* _WRITTEN TASK_: Print the lines of the listing below verbatim from its first line through the line bearing "13.0, 19.0, 29.6];". Any pictures are to be omitted.

* _STORED DATA_:
# # #

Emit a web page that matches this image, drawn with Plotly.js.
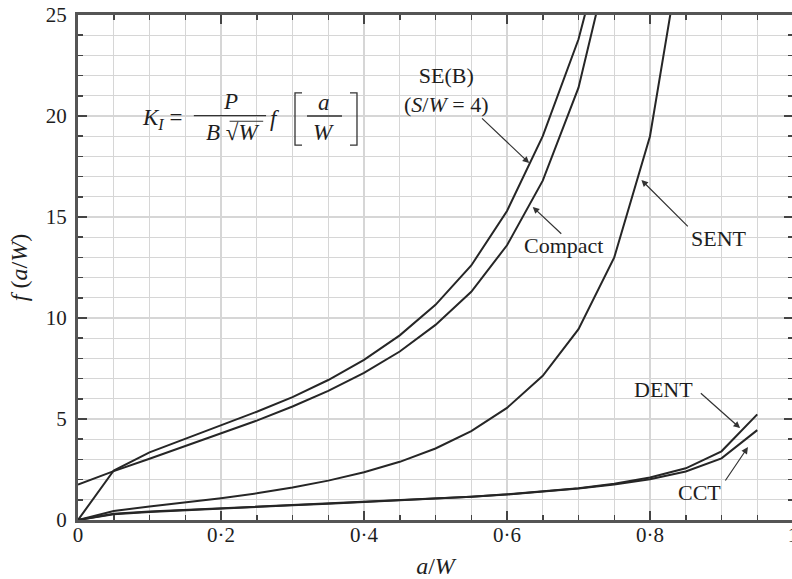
<!DOCTYPE html>
<html>
<head>
<meta charset="utf-8">
<script src="https://cdn.plot.ly/plotly-3.0.1.min.js"></script>
<style>
html,body{margin:0;padding:0;background:#fff;overflow:hidden;}
#chart{width:800px;height:579px;}
</style>
</head>
<body>
<div id="chart"></div>
<script>
// ---- data ----
const aW = [0, 0.05, 0.1, 0.15, 0.2, 0.25, 0.3, 0.35, 0.4, 0.45, 0.5, 0.55, 0.6, 0.65, 0.7, 0.75, 0.8, 0.85, 0.9, 0.95];

const seb_x = [0, 0.05, 0.1, 0.15, 0.2, 0.25, 0.3, 0.35, 0.4, 0.45, 0.5, 0.55, 0.6, 0.65, 0.7, 0.72];
const seb_y = [0, 2.45, 3.35, 4.02, 4.70, 5.36, 6.08, 6.93, 7.93, 9.14, 10.65, 12.6, 15.3, 19.0, 23.8, 26.5];

const compact_x = [0, 0.05, 0.1, 0.15, 0.2, 0.25, 0.3, 0.35, 0.4, 0.45, 0.5, 0.55, 0.6, 0.65, 0.7, 0.75];
const compact_y = [1.75, 2.42, 3.03, 3.65, 4.27, 4.92, 5.62, 6.39, 7.28, 8.34, 9.66, 11.3, 13.6, 16.8, 21.4, 28.8];

const sent_x = [0, 0.05, 0.1, 0.15, 0.2, 0.25, 0.3, 0.35, 0.4, 0.45, 0.5, 0.55, 0.6, 0.65, 0.7, 0.75, 0.8, 0.85];
const sent_y = [0, 0.45, 0.67, 0.87, 1.08, 1.32, 1.61, 1.95, 2.36, 2.88, 3.54, 4.40, 5.55, 7.14, 9.45, 13.0, 19.0, 29.6];

const dent_x = aW;
const dent_y = [0, 0.31, 0.42, 0.50, 0.58, 0.66, 0.73, 0.81, 0.88, 0.96, 1.05, 1.15, 1.27, 1.41, 1.57, 1.79, 2.10, 2.56, 3.40, 5.23];

const cct_x = aW;
const cct_y = [0, 0.28, 0.40, 0.49, 0.57, 0.65, 0.73, 0.80, 0.88, 0.96, 1.05, 1.15, 1.26, 1.40, 1.56, 1.76, 2.02, 2.40, 3.05, 4.45];

const xTickVals = [0, 0.2, 0.4, 0.6, 0.8, 1];
const xTickText = ["0", "0·2", "0·4", "0·6", "0·8", "1"];
const yTickVals = [0, 5, 10, 15, 20, 25];
const yTickText = ["0", "5", "10", "15", "20", "25"];

// ---- chart ----
const FONT = "'Liberation Serif', 'DejaVu Serif', serif";
const INK = '#1e1e1e';
const lineStyle = {color: '#262626', width: 2};

function tr(x, y, name) {
  return {x: x, y: y, name: name, type: 'scatter', mode: 'lines', line: lineStyle,
          showlegend: false, hoverinfo: 'x+y+name'};
}
const data = [
  tr(seb_x, seb_y, 'SE(B) (S/W = 4)'),
  tr(compact_x, compact_y, 'Compact'),
  tr(sent_x, sent_y, 'SENT'),
  tr(dent_x, dent_y, 'DENT'),
  tr(cct_x, cct_y, 'CCT')
];

function lbl(x, y, text, size) {
  return {x: x, y: y, xref: 'x', yref: 'y', text: text, showarrow: false,
          font: {family: FONT, size: size || 22, color: INK}, xanchor: 'center', yanchor: 'middle'};
}
function arr(x, y, ax, ay) {
  return {x: x, y: y, ax: ax, ay: ay, xref: 'x', yref: 'y', axref: 'x', ayref: 'y',
          text: '', showarrow: true, arrowhead: 2, arrowsize: 1.1, arrowwidth: 1.2,
          arrowcolor: '#333', standoff: 0, startstandoff: 0};
}

const annotations = [
  // curve labels
  lbl(0.5147, 21.3, 'SE(B)<br>(<i>S</i>/<i>W</i> = 4)'),
  lbl(0.6797, 13.6, 'Compact'),
  lbl(0.8965, 13.96, 'SENT'),
  lbl(0.8182, 6.44, 'DENT'),
  lbl(0.8699, 1.34, 'CCT'),
  // arrows
  arr(0.631, 17.67, 0.563, 19.95),
  arr(0.636, 15.5, 0.678, 14.1),
  arr(0.788, 16.83, 0.855, 14.46),
  arr(0.926, 4.55, 0.869, 6.34),
  arr(0.937, 3.61, 0.904, 1.88),
  // formula K_I = P/(B sqrt W) f [a/W]
  {x: 0.148, y: 19.85, xref: 'x', yref: 'y', text: '<i>K</i><sub><i>I</i></sub> =', showarrow: false,
   font: {family: FONT, size: 23, color: INK}, xanchor: 'right', yanchor: 'middle'},
  lbl(0.2126, 20.7, '<i>P</i>', 23),
  lbl(0.2154, 19.2, '<i>B</i> √<i>W</i>', 23),
  lbl(0.2755, 19.9, '<i>f</i>', 23),
  lbl(0.344, 20.66, '<i>a</i>', 23),
  lbl(0.344, 19.2, '<i>W</i>', 23)
];

const shapeLine = {color: '#333', width: 1.3};
const shapes = [
  {type: 'line', xref: 'x', yref: 'y', x0: 0.162, x1: 0.263, y0: 20.02, y1: 20.02, line: shapeLine},
  {type: 'line', xref: 'x', yref: 'y', x0: 0.212, x1: 0.259, y0: 19.74, y1: 19.74, line: {color: '#333', width: 1}},
  {type: 'line', xref: 'x', yref: 'y', x0: 0.3203, x1: 0.3692, y0: 20.0, y1: 20.0, line: shapeLine},
  {type: 'path', xref: 'x', yref: 'y', path: 'M0.3133,21.14 L0.3035,21.14 L0.3035,18.56 L0.3133,18.56', line: shapeLine},
  {type: 'path', xref: 'x', yref: 'y', path: 'M0.3804,21.14 L0.3902,21.14 L0.3902,18.56 L0.3804,18.56', line: shapeLine}
];

const gridColor = '#d6d6d6';
const axisCommon = {
  showline: true, linewidth: 3, linecolor: '#555', mirror: 'allticks',
  ticks: 'inside', ticklen: 9, tickwidth: 2, tickcolor: '#444',
  showgrid: true, gridcolor: gridColor, gridwidth: 1.3, zeroline: false,
  tickfont: {family: FONT, size: 21, color: INK}
};

const layout = {
  width: 800, height: 579,
  margin: {l: 78, r: 7, t: 15, b: 59},
  paper_bgcolor: '#fff', plot_bgcolor: '#fff',
  font: {family: FONT, color: INK},
  xaxis: Object.assign({}, axisCommon, {
    range: [0, 1], tickmode: 'array', tickvals: xTickVals, ticktext: xTickText,
    ticklabelstandoff: -6,
    minor: {tickmode: 'linear', tick0: 0, dtick: 0.05, ticks: 'inside', ticklen: 5, tickwidth: 1.5,
            tickcolor: '#444', showgrid: true, gridcolor: gridColor, gridwidth: 1.3},
    title: {text: '<i>a</i>/<i>W</i>', font: {family: FONT, size: 24, color: INK}, standoff: 18}
  }),
  yaxis: Object.assign({}, axisCommon, {
    range: [0, 25], tickmode: 'array', tickvals: yTickVals, ticktext: yTickText,
    ticklabelstandoff: 4,
    minor: {tickmode: 'linear', tick0: 0, dtick: 1, ticks: 'inside', ticklen: 5, tickwidth: 1.5,
            tickcolor: '#444', showgrid: true, gridcolor: gridColor, gridwidth: 1.3},
    title: {text: '<i>f</i> (<i>a</i>/<i>W</i>)', font: {family: FONT, size: 24, color: INK}, standoff: 12}
  }),
  annotations: annotations,
  shapes: shapes
};

Plotly.newPlot('chart', data, layout, {displayModeBar: false, staticPlot: true});
</script>
</body>
</html>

# # #

* _EXPECTED ANSWER_:
Emit a web page that matches this image, drawn with Plotly.js.
<!DOCTYPE html>
<html>
<head>
<meta charset="utf-8">
<script src="https://cdn.plot.ly/plotly-3.0.1.min.js"></script>
<style>
html,body{margin:0;padding:0;background:#fff;overflow:hidden;}
#chart{width:800px;height:579px;}
</style>
</head>
<body>
<div id="chart"></div>
<script>
// ---- data ----
const aW = [0, 0.05, 0.1, 0.15, 0.2, 0.25, 0.3, 0.35, 0.4, 0.45, 0.5, 0.55, 0.6, 0.65, 0.7, 0.75, 0.8, 0.85, 0.9, 0.95];

const seb_x = [0, 0.05, 0.1, 0.15, 0.2, 0.25, 0.3, 0.35, 0.4, 0.45, 0.5, 0.55, 0.6, 0.65, 0.7, 0.72];
const seb_y = [0, 2.45, 3.35, 4.02, 4.70, 5.36, 6.08, 6.93, 7.93, 9.14, 10.65, 12.6, 15.3, 19.0, 23.8, 26.5];

const compact_x = [0, 0.05, 0.1, 0.15, 0.2, 0.25, 0.3, 0.35, 0.4, 0.45, 0.5, 0.55, 0.6, 0.65, 0.7, 0.75];
const compact_y = [1.75, 2.42, 3.03, 3.65, 4.27, 4.92, 5.62, 6.39, 7.28, 8.34, 9.66, 11.3, 13.6, 16.8, 21.4, 28.8];

const sent_x = [0, 0.05, 0.1, 0.15, 0.2, 0.25, 0.3, 0.35, 0.4, 0.45, 0.5, 0.55, 0.6, 0.65, 0.7, 0.75, 0.8, 0.85];
const sent_y = [0, 0.45, 0.67, 0.87, 1.08, 1.32, 1.61, 1.95, 2.36, 2.88, 3.54, 4.40, 5.55, 7.14, 9.45, 13.0, 19.0, 29.6];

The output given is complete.